::: Recorded information

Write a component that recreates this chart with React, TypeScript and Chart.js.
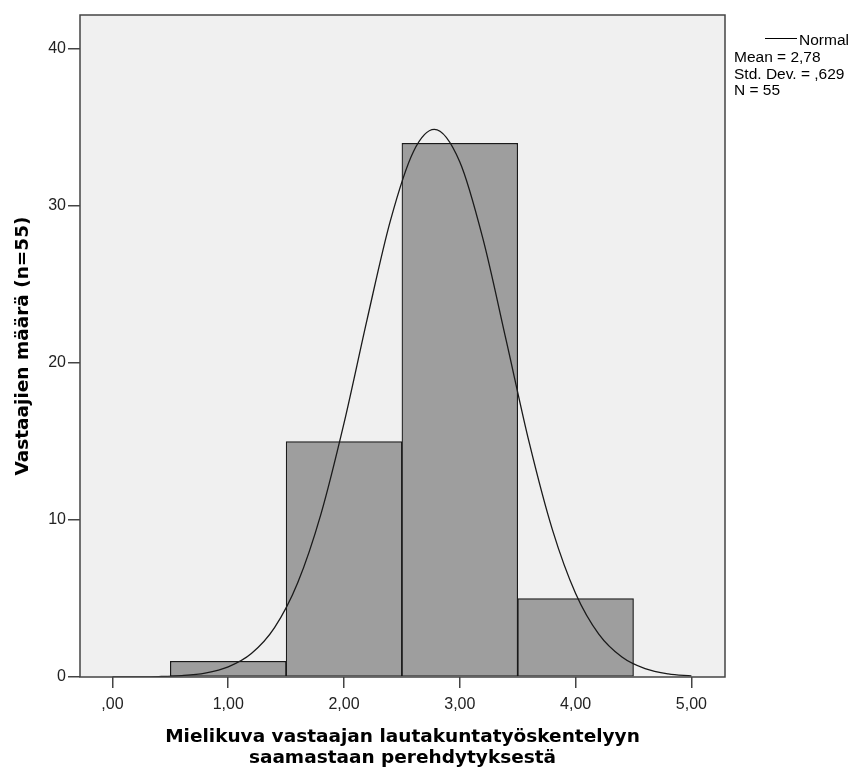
import React, { useEffect, useRef } from "react";
import { Chart, registerables } from "chart.js";

Chart.register(...registerables);

// Histogram bins (bin centres, width 1) and counts
const binCenters = [1, 2, 3, 4];
const binCounts = [1, 15, 34, 5];

// Normal curve
const curveX = [0, 0.2, 0.4, 0.6, 0.8, 1.0, 1.2, 1.4, 1.6, 1.8, 2.0, 2.2, 2.4, 2.6, 2.78, 3.0, 3.2, 3.4, 3.6, 3.8, 4.0, 4.2, 4.4, 4.6, 4.8, 5.0];
const curveY = [0.0, 0.01, 0.03, 0.09, 0.25, 0.64, 1.49, 3.14, 6.0, 10.36, 16.17, 22.8, 29.06, 33.48, 34.88, 32.81, 27.91, 21.46, 14.91, 9.37, 5.32, 2.73, 1.27, 0.53, 0.2, 0.07];

const xTickValues = [0, 1, 2, 3, 4, 5];
const xTickLabels = [",00", "1,00", "2,00", "3,00", "4,00", "5,00"];
const yTickValues = [0, 10, 20, 30, 40];
const yTickLabels = ["0", "10", "20", "30", "40"];

const legendTitle = "Normal";
const legendLines = ["Mean = 2,78", "Std. Dev. = ,629", "N = 55"];
const xTitle = ["Mielikuva vastaajan lautakuntatyöskentelyyn", "saamastaan perehdytyksestä"];
const yTitle = "Vastaajien määrä (n=55)";

const TICK_FONT = "'Liberation Sans', Arial, sans-serif";
const TITLE_FONT = "'DejaVu Sans', Verdana, sans-serif";

const framePlugin = {
  id: "frame",
  beforeDraw(chart: any) {
    const { ctx, chartArea: a } = chart;
    ctx.save();
    ctx.fillStyle = "#ffffff";
    ctx.fillRect(0, 0, chart.width, chart.height);
    ctx.fillStyle = "#f0f0f0";
    ctx.fillRect(a.left, a.top, a.right - a.left, a.bottom - a.top);
    ctx.restore();
  },
  afterDatasetsDraw(chart: any) {
    const { ctx, chartArea: a } = chart;
    ctx.save();
    ctx.strokeStyle = "#444444";
    ctx.lineWidth = 1.5;
    ctx.strokeRect(a.left, a.top, a.right - a.left, a.bottom - a.top);
    ctx.restore();
  },
  afterDraw(chart: any) {
    const { ctx, chartArea: a } = chart;
    ctx.save();
    ctx.fillStyle = "#000";
    ctx.strokeStyle = "#000";
    ctx.lineWidth = 1;
    ctx.font = `15.5px ${TICK_FONT}`;
    ctx.textBaseline = "alphabetic";
    ctx.textAlign = "left";
    const lx = a.right + 9;
    ctx.beginPath();
    ctx.moveTo(lx + 31, 38.5);
    ctx.lineTo(lx + 63, 38.5);
    ctx.stroke();
    ctx.fillText(legendTitle, lx + 65, 45);
    legendLines.forEach((t, i) => {
      ctx.fillText(t, lx, 62 + i * 16.5);
    });
    ctx.restore();
  },
};

export default function App() {
  const ref = useRef<HTMLCanvasElement | null>(null);

  useEffect(() => {
    document.body.style.margin = "0";
    const canvas = ref.current;
    if (!canvas) return;
    const chart = new Chart(canvas, {
      type: "bar",
      data: {
        datasets: [
          {
            type: "line",
            data: curveX.map((x, i) => ({ x, y: curveY[i] })),
            borderColor: "#1a1a1a",
            borderWidth: 1.3,
            pointRadius: 0,
            fill: false,
            cubicInterpolationMode: "monotone",
            order: 0,
          } as any,
          {
            type: "bar",
            data: binCenters.map((x, i) => ({ x, y: binCounts[i] })),
            backgroundColor: "#9e9e9e",
            borderColor: "#1a1a1a",
            borderWidth: 1.2,
            borderSkipped: false,
            barPercentage: 1,
            categoryPercentage: 1,
            order: 1,
          } as any,
        ],
      },
      options: {
        responsive: false,
        animation: false,
        devicePixelRatio: 1,
        layout: { padding: { top: 15, right: 131, left: 0, bottom: 0 } },
        plugins: { legend: { display: false }, tooltip: { enabled: false } },
        scales: {
          x: {
            type: "linear",
            min: -0.28,
            max: 5.29,
            offset: false,
            afterBuildTicks: (s: any) => {
              s.ticks = xTickValues.map((v) => ({ value: v }));
            },
            afterFit: (s: any) => {
              s.height = 93;
            },
            ticks: {
              callback: (_v: any, i: number) => xTickLabels[i],
              font: { family: TICK_FONT, size: 16 },
              color: "#222",
              maxRotation: 0,
              autoSkip: false,
              padding: 7,
            },
            grid: { offset: false, drawOnChartArea: false, drawTicks: true, tickLength: 11, color: "#444", lineWidth: 1.5 },
            border: { display: false },
            title: {
              display: true,
              text: xTitle,
              color: "#000",
              font: { family: TITLE_FONT, weight: "bold", size: 18.5, lineHeight: 1.15 },
              padding: { top: 0, bottom: 1 },
            },
          },
          y: {
            type: "linear",
            min: 0,
            max: 42.17,
            afterBuildTicks: (s: any) => {
              s.ticks = yTickValues.map((v) => ({ value: v }));
            },
            afterFit: (s: any) => {
              s.width = 80;
            },
            ticks: {
              callback: (_v: any, i: number) => yTickLabels[i],
              font: { family: TICK_FONT, size: 16 },
              color: "#222",
              autoSkip: false,
              padding: 2,
            },
            grid: { offset: false, drawOnChartArea: false, drawTicks: true, tickLength: 12, color: "#444", lineWidth: 1.5 },
            border: { display: false },
            title: {
              display: true,
              text: yTitle,
              color: "#000",
              font: { family: TITLE_FONT, weight: "bold", size: 18.5, lineHeight: 1.2 },
              padding: { top: 12, bottom: 0 },
            },
          },
        },
      },
      plugins: [framePlugin],
    } as any);
    return () => chart.destroy();
  }, []);

  return (
    <div style={{ width: 856, height: 770 }}>
      <canvas ref={ref} width={856} height={770} style={{ display: "block" }} />
    </div>
  );
}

::::::

Problem requirements — Omit the pictures, then repeat exactly each line from the beginning of the listing through the line with "const binCounts = [1, 15, 34, 5];".

Right answer —
Write a component that recreates this chart with React, TypeScript and Chart.js.
import React, { useEffect, useRef } from "react";
import { Chart, registerables } from "chart.js";

Chart.register(...registerables);

// Histogram bins (bin centres, width 1) and counts
const binCenters = [1, 2, 3, 4];
const binCounts = [1, 15, 34, 5];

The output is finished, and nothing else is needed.